Der politische Talk zwischen Sahra Wagenknecht und Michael Kretschmer in Dresden bot einen interessanten Einblick in die Meinungswelten zweier Vertreter aus gegensätzlichen politischen Lagern. Doch anstatt zukunftsweisender Lösungsansätze für die drängenden Probleme des Landes, blieb die Diskussion vielfach im ideologischen Schlagabtausch stecken.
Unklare Positionen zur Russland-Politik
Besonders die Debatte über den Krieg in der Ukraine offenbarte die tiefen Gräben zwischen den beiden. Kretschmer spricht von der Notwendigkeit, Stärke gegenüber Putin zu demonstrieren, während Wagenknecht einmal mehr ihre bekannte Kritik an Waffenlieferungen wiederholt. Während Kretschmer zumindest die Notwendigkeit von Sicherheitsinvestitionen erkennt, bleibt Wagenknecht auf einem Standpunkt, der die geopolitischen Realitäten weitgehend ignoriert. Ihre Forderung, die Sanktionen gegen Russland komplett aufzuheben, wirkt dabei nicht nur naiv, sondern auch politisch kurzsichtig. Kretschmer hingegen schafft es nicht, seine widersprüchliche Haltung – einerseits Stärke demonstrieren, andererseits Sanktionen infrage stellen – glaubwürdig zu erklären.
Migration: Realitätsferne Forderungen
Auch beim Thema Migration zeigt sich, wie wenig die beiden Politiker tatsächlich zur Problemlösung beitragen.

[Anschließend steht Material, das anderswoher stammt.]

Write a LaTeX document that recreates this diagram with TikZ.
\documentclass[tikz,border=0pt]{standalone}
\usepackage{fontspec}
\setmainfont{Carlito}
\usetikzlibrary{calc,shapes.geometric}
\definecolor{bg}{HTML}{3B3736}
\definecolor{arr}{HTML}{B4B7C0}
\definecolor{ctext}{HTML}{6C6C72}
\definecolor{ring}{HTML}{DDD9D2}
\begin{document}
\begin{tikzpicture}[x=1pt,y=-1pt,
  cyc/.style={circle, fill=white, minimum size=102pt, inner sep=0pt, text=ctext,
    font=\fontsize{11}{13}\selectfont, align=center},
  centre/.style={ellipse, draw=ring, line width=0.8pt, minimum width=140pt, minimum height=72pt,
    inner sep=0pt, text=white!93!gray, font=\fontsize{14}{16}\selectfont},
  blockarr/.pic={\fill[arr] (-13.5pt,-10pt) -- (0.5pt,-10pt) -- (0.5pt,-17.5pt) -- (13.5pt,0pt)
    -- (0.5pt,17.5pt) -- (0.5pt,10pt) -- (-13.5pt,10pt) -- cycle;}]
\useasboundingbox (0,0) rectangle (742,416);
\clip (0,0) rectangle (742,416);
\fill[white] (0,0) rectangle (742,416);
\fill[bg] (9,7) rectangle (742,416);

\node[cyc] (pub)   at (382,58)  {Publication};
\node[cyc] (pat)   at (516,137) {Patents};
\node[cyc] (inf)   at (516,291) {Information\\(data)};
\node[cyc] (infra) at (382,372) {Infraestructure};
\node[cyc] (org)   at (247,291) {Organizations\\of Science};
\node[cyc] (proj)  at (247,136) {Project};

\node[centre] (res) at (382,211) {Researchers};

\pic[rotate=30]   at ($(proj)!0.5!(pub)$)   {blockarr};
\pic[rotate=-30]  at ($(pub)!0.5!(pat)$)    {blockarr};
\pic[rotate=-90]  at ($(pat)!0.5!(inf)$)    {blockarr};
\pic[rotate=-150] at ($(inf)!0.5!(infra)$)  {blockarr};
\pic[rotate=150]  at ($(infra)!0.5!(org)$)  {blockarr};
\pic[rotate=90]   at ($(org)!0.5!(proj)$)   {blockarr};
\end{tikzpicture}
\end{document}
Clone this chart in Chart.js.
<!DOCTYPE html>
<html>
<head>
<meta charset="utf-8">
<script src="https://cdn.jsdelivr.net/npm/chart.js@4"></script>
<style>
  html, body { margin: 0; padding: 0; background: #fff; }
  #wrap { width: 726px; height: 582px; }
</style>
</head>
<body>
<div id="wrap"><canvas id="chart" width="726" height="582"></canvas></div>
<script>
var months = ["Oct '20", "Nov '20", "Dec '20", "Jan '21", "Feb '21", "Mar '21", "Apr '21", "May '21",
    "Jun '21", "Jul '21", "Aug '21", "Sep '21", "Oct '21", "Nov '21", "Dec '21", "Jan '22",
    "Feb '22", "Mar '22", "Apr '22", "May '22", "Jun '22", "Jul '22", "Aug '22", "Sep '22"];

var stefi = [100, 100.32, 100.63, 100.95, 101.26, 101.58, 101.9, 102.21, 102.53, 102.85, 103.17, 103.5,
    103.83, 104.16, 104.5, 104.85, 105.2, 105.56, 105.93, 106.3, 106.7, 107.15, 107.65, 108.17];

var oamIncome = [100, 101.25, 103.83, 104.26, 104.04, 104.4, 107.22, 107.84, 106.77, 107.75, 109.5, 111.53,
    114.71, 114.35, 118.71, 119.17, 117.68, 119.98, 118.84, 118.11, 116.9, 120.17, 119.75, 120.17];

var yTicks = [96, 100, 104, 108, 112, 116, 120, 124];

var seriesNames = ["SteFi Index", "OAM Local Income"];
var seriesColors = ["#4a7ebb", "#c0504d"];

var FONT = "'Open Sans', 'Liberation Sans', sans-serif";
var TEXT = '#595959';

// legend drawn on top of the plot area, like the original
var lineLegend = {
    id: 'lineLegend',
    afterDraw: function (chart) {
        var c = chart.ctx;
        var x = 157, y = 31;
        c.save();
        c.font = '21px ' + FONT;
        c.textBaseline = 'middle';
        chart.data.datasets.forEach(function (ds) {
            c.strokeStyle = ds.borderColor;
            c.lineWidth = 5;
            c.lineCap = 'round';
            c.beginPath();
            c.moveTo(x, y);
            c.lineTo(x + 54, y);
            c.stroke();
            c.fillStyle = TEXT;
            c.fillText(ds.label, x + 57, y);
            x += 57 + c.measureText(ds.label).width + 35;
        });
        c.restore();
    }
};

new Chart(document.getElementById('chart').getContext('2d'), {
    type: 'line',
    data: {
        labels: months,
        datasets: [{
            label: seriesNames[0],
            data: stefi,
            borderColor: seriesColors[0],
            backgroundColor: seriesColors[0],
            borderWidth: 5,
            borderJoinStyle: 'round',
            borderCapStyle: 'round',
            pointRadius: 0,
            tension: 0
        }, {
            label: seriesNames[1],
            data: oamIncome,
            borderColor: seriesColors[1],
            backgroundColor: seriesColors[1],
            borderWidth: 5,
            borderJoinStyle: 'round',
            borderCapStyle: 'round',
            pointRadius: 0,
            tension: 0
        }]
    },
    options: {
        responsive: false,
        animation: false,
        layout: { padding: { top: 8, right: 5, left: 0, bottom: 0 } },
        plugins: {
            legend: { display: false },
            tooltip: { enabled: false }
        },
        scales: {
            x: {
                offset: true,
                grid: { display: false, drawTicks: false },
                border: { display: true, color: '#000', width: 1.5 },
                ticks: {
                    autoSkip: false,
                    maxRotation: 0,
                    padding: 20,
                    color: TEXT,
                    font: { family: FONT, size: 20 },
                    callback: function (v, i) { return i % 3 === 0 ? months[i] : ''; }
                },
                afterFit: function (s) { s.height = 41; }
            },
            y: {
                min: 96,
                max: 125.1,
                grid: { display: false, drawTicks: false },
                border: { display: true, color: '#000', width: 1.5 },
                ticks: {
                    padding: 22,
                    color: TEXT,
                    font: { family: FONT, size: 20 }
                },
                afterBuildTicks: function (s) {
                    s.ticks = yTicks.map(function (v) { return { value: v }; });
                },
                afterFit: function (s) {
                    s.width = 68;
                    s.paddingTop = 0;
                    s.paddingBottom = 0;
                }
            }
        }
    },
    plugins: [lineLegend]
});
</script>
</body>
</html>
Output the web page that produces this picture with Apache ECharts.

Kretschmer betont zwar die Notwendigkeit, die Anliegen der Bürger ernst zu nehmen, bleibt aber konkrete Maßnahmen schuldig. Wagenknecht wiederum verharmlost die Herausforderungen der Integration und bleibt bei ihrer populistischen Kritik stehen, ohne eigene, umsetzbare Vorschläge zu präsentieren. Die Reduktion komplexer Migrationsfragen auf pauschale Schuldzuweisungen an die bisherige Regierung zeigt, wie wenig inhaltlicher Tiefgang tatsächlich geboten wurde.
Umgang mit der AfD: Gefährliche Verharmlosung
Besonders problematisch ist die offene Werbung um AfD-Wähler seitens Wagenknecht. Ihre Aussage, die AfD bestehe nicht nur aus Nazis, mag faktisch korrekt sein, ignoriert aber die rechtsextreme Programmatik der Partei und verharmlost die Gefahren, die von rechten Ideologien ausgehen. Auch Kretschmer geht auf dünnes Eis, wenn er betont, die AfD-Wähler zurückholen zu wollen, ohne klar genug die Distanz zur Partei selbst zu ziehen. Hier werden Wählerstimmen vor klare Haltung gestellt – ein riskantes politisches Spiel.
Mangelnde Kompromissbereitschaft
Ein weiterer Schwachpunkt des Gesprächs war die Unfähigkeit, Kompromisse zu erkennen oder einzugehen. Während Kretschmer zu Recht betont, dass Politik nicht nur aus starren Überzeugungen bestehen kann, bleibt Wagenknecht stur auf ihrer Linie. Diese Haltung erklärt teilweise das Scheitern der Brombeer-Koalition in Sachsen. Wagenknechts populistische Rhetorik, die von einem gefühlten Stillstand in der Demokratie spricht, verkennt die Realität: Demokratie bedeutet oft Kompromiss und Dialog – beides scheint die BSW-Vorsitzende nur bedingt zu akzeptieren.
Fazit: Viel Kritik, wenig Substanz
Der Talk hinterlässt den Eindruck einer inszenierten Auseinandersetzung ohne substanziellen Mehrwert. Wagenknecht gefällt sich in ihrer Rolle als Sprachrohr der Unzufriedenen, ohne belastbare Lösungen anzubieten. Kretschmer wiederum wirkt bemüht, die politische Mitte anzusprechen, bleibt jedoch zu oft vage. Angesichts der politischen Herausforderungen – von Migrationspolitik bis zur Außenpolitik – wäre mehr Klarheit, Pragmatismus und weniger Ideologie wünschenswert gewesen. Letztlich bleibt die Diskussion ein weiteres Beispiel dafür, wie politische Debatten in Deutschland oft zum Schaulaufen verkommen, anstatt die Probleme konkret anzupacken.